╔══
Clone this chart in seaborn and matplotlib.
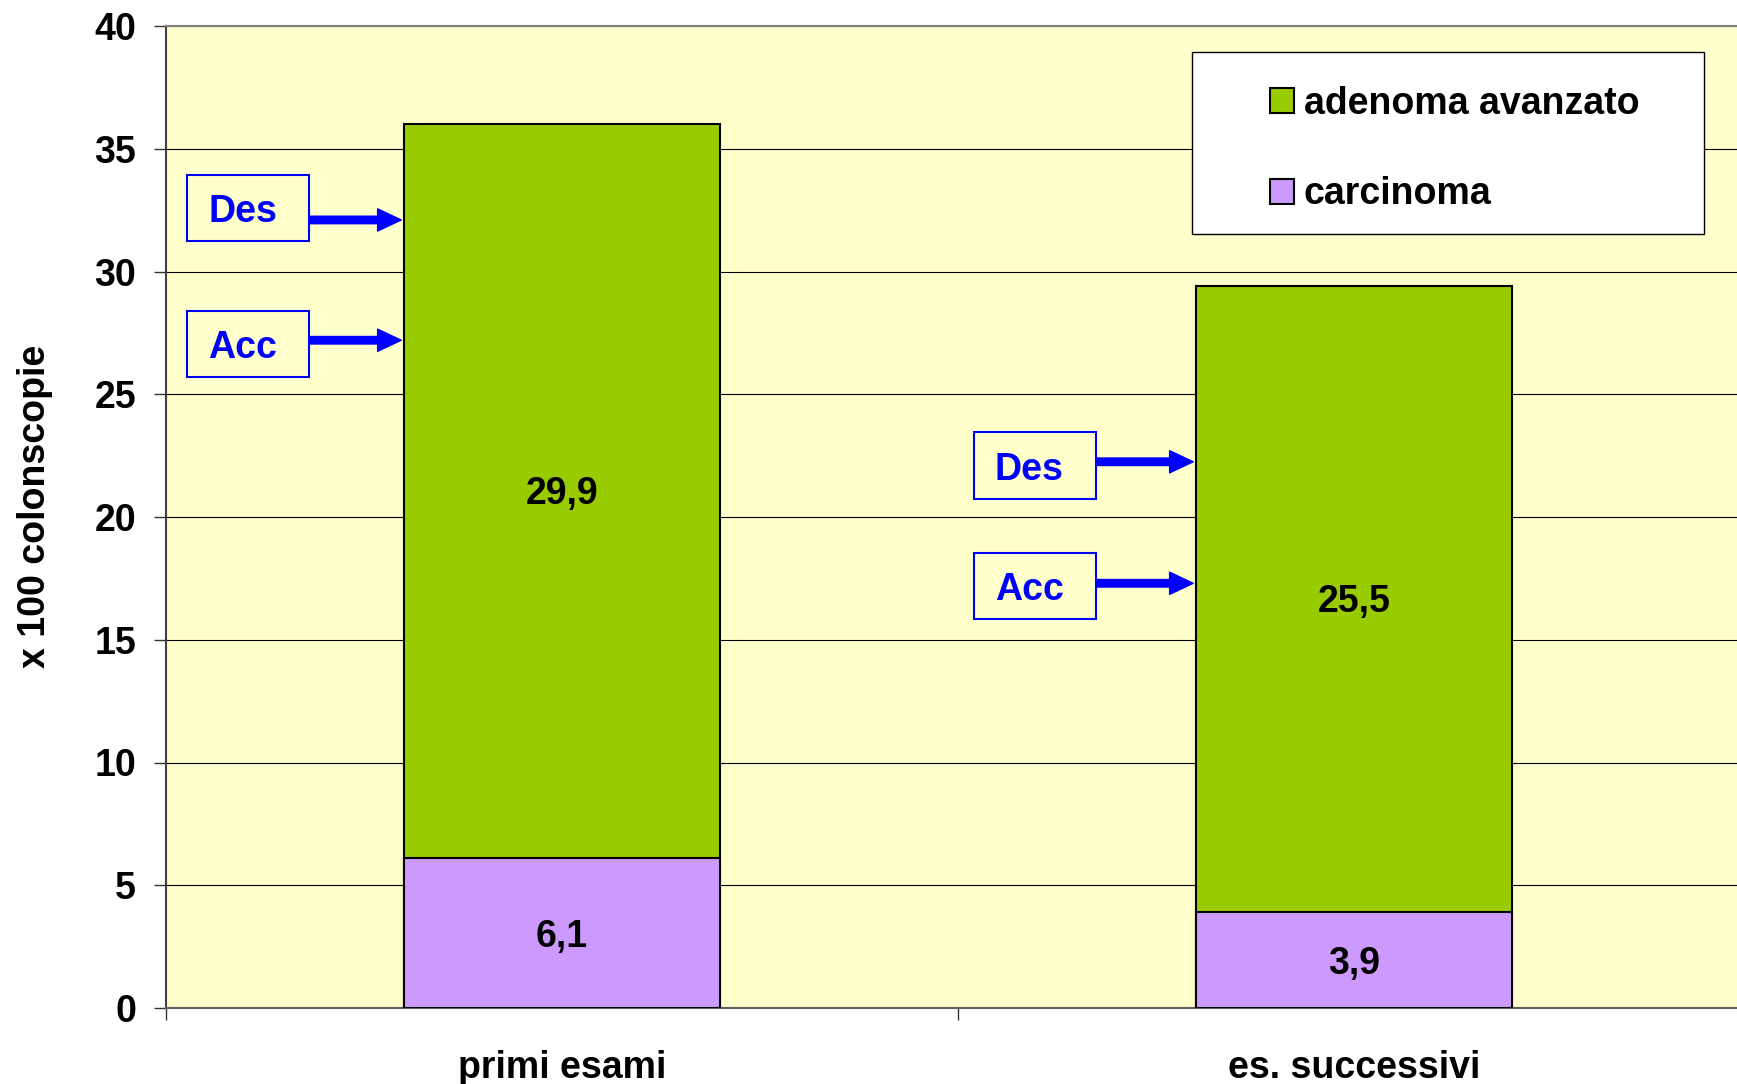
import numpy as np
import pandas as pd
import matplotlib
matplotlib.use("Agg")
import matplotlib.pyplot as plt
import seaborn as sns
from matplotlib.patches import Patch, Rectangle

# dati
categorie = ["primi esami", "es. successivi"]
carcinoma = [6.1, 3.9]
adenoma = [29.9, 25.5]
serie = ["adenoma avanzato", "carcinoma"]

# posizioni delle frecce Des / Acc (valori y)
freccia_des = [32.1, 22.25]
freccia_acc = [27.2, 17.3]
centro_box_des = [32.6, 22.1]
centro_box_acc = [27.05, 17.2]

VERDE = "#99CC00"
VIOLA = "#CC99FF"
SFONDO = "#FFFFCC"
BLU = "#0000FF"
FS = 27

sns.set_theme(style="white")
plt.rcParams["font.family"] = ["Liberation Sans", "DejaVu Sans"]
plt.rcParams["font.weight"] = "bold"
for k in ["text.color", "axes.labelcolor", "xtick.color", "ytick.color"]:
    plt.rcParams[k] = "black"

W, H = 1737, 1084
fig = plt.figure(figsize=(W / 100, H / 100), dpi=100)
fig.patch.set_facecolor("white")
ax = fig.add_axes([166 / W, 1 - 1008 / H, (1750 - 166) / W, (1008 - 26) / H])
ax.set_facecolor(SFONDO)

totale = [c + a for c, a in zip(carcinoma, adenoma)]
df = pd.DataFrame({"cat": categorie, "totale": totale, "carcinoma": carcinoma})

# barre impilate: totale (verde) sotto, carcinoma (viola) sopra
sns.barplot(data=df, x="cat", y="totale", color=VERDE, saturation=1, width=0.4,
            edgecolor="black", linewidth=1.5, ax=ax, zorder=2)
sns.barplot(data=df, x="cat", y="carcinoma", color=VIOLA, saturation=1, width=0.4,
            edgecolor="black", linewidth=1.5, ax=ax, zorder=3)

# etichette valori
for i in range(len(categorie)):
    ax.text(i, carcinoma[i] / 2 - 0.15, f"{carcinoma[i]:.1f}".replace(".", ","),
            ha="center", va="center", fontsize=FS, fontweight="bold", zorder=5)
    ax.text(i, carcinoma[i] + adenoma[i] / 2 - 0.12, f"{adenoma[i]:.1f}".replace(".", ","),
            ha="center", va="center", fontsize=FS, fontweight="bold", zorder=5)

# riquadri Des / Acc con frecce
box_x = [-0.473, 0.520]
box_w, box_h = 0.154, 2.7
for i in range(len(categorie)):
    bar_left = i - 0.2
    x0 = box_x[i]
    for testo, yc, ya in [("Des", centro_box_des[i], freccia_des[i]),
                          ("Acc", centro_box_acc[i], freccia_acc[i])]:
        ax.add_patch(Rectangle((x0, yc - box_h / 2), box_w, box_h, fill=False,
                               edgecolor=BLU, linewidth=1.5, zorder=4))
        ax.text(x0 + box_w / 2 - 0.007, yc - 0.18, testo, color=BLU, fontsize=FS,
                fontweight="bold", ha="center", va="center", zorder=5)
        ax.annotate("", xy=(bar_left - 0.003, ya), xytext=(x0 + box_w, ya),
                    arrowprops=dict(arrowstyle="simple,head_length=0.85,head_width=0.8,tail_width=0.27",
                                    mutation_scale=20, color=BLU, shrinkA=0, shrinkB=0),
                    zorder=6)

# assi
ax.set_xlim(-0.5, 1.5)
ax.set_ylim(0, 40)
ax.set_yticks(np.arange(0, 41, 5))
ax.set_yticklabels([str(v) for v in range(0, 41, 5)], fontsize=FS, fontweight="bold")
ax.tick_params(axis="y", direction="out", length=8.6, width=1, color="#333333", pad=13, left=True)
ax.yaxis.grid(True, color="black", linewidth=0.8)
ax.set_axisbelow(True)

ax.set_xticks([-0.5, 0.5, 1.5])
ax.set_xticklabels(["", "", ""])
ax.set_xticks([0, 1], minor=True)
ax.set_xticklabels(categorie, minor=True, fontsize=FS, fontweight="bold")
ax.tick_params(axis="x", which="major", direction="out", length=8.6, width=1,
               color="#333333", bottom=True)
ax.tick_params(axis="x", which="minor", length=0, pad=30)
ax.set_xlabel("")

ax.set_ylabel("x 100 colonscopie", fontsize=FS, fontweight="bold")
ax.yaxis.set_label_coords(-0.0713, 0.511)

for lato in ["left", "bottom", "top"]:
    ax.spines[lato].set_visible(True)
ax.spines["left"].set_color("#404040")
ax.spines["left"].set_linewidth(1.5)
ax.spines["bottom"].set_color("#606060")
ax.spines["bottom"].set_linewidth(1.5)
ax.spines["top"].set_color("#808080")
ax.spines["top"].set_linewidth(1.5)
ax.spines["right"].set_visible(False)

# legenda con riquadro bianco
fig.patches.append(Rectangle((1192 / W, 1 - 234 / H), (1704 - 1192) / W, (234 - 52) / H,
                             transform=fig.transFigure, facecolor="white",
                             edgecolor="black", linewidth=1, zorder=10))
maniglie = [Patch(facecolor=VERDE, edgecolor="black", linewidth=1.5, label=serie[0]),
            Patch(facecolor=VIOLA, edgecolor="black", linewidth=1.5, label=serie[1])]
leg = fig.legend(handles=maniglie, loc="upper left", bbox_to_anchor=(1251 / W, 1 - 67 / H),
                 frameon=False, prop={"weight": "bold", "size": FS},
                 handlelength=0.64, handleheight=0.64, handletextpad=0.27,
                 labelspacing=1.46, borderpad=0)
leg.set_zorder(11)

fig.savefig("out.png", dpi=100)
╚══
■ Task details ■
Copy nothing but the lines from the top of the data down to the line containing "linewidth=1.5, ax=ax, zorder=3)", and leave the pictures out.

■ Finished task ■
Clone this chart in seaborn and matplotlib.
import numpy as np
import pandas as pd
import matplotlib
matplotlib.use("Agg")
import matplotlib.pyplot as plt
import seaborn as sns
from matplotlib.patches import Patch, Rectangle

# dati
categorie = ["primi esami", "es. successivi"]
carcinoma = [6.1, 3.9]
adenoma = [29.9, 25.5]
serie = ["adenoma avanzato", "carcinoma"]

# posizioni delle frecce Des / Acc (valori y)
freccia_des = [32.1, 22.25]
freccia_acc = [27.2, 17.3]
centro_box_des = [32.6, 22.1]
centro_box_acc = [27.05, 17.2]

VERDE = "#99CC00"
VIOLA = "#CC99FF"
SFONDO = "#FFFFCC"
BLU = "#0000FF"
FS = 27

sns.set_theme(style="white")
plt.rcParams["font.family"] = ["Liberation Sans", "DejaVu Sans"]
plt.rcParams["font.weight"] = "bold"
for k in ["text.color", "axes.labelcolor", "xtick.color", "ytick.color"]:
    plt.rcParams[k] = "black"

W, H = 1737, 1084
fig = plt.figure(figsize=(W / 100, H / 100), dpi=100)
fig.patch.set_facecolor("white")
ax = fig.add_axes([166 / W, 1 - 1008 / H, (1750 - 166) / W, (1008 - 26) / H])
ax.set_facecolor(SFONDO)

totale = [c + a for c, a in zip(carcinoma, adenoma)]
df = pd.DataFrame({"cat": categorie, "totale": totale, "carcinoma": carcinoma})

# barre impilate: totale (verde) sotto, carcinoma (viola) sopra
sns.barplot(data=df, x="cat", y="totale", color=VERDE, saturation=1, width=0.4,
            edgecolor="black", linewidth=1.5, ax=ax, zorder=2)
sns.barplot(data=df, x="cat", y="carcinoma", color=VIOLA, saturation=1, width=0.4,
            edgecolor="black", linewidth=1.5, ax=ax, zorder=3)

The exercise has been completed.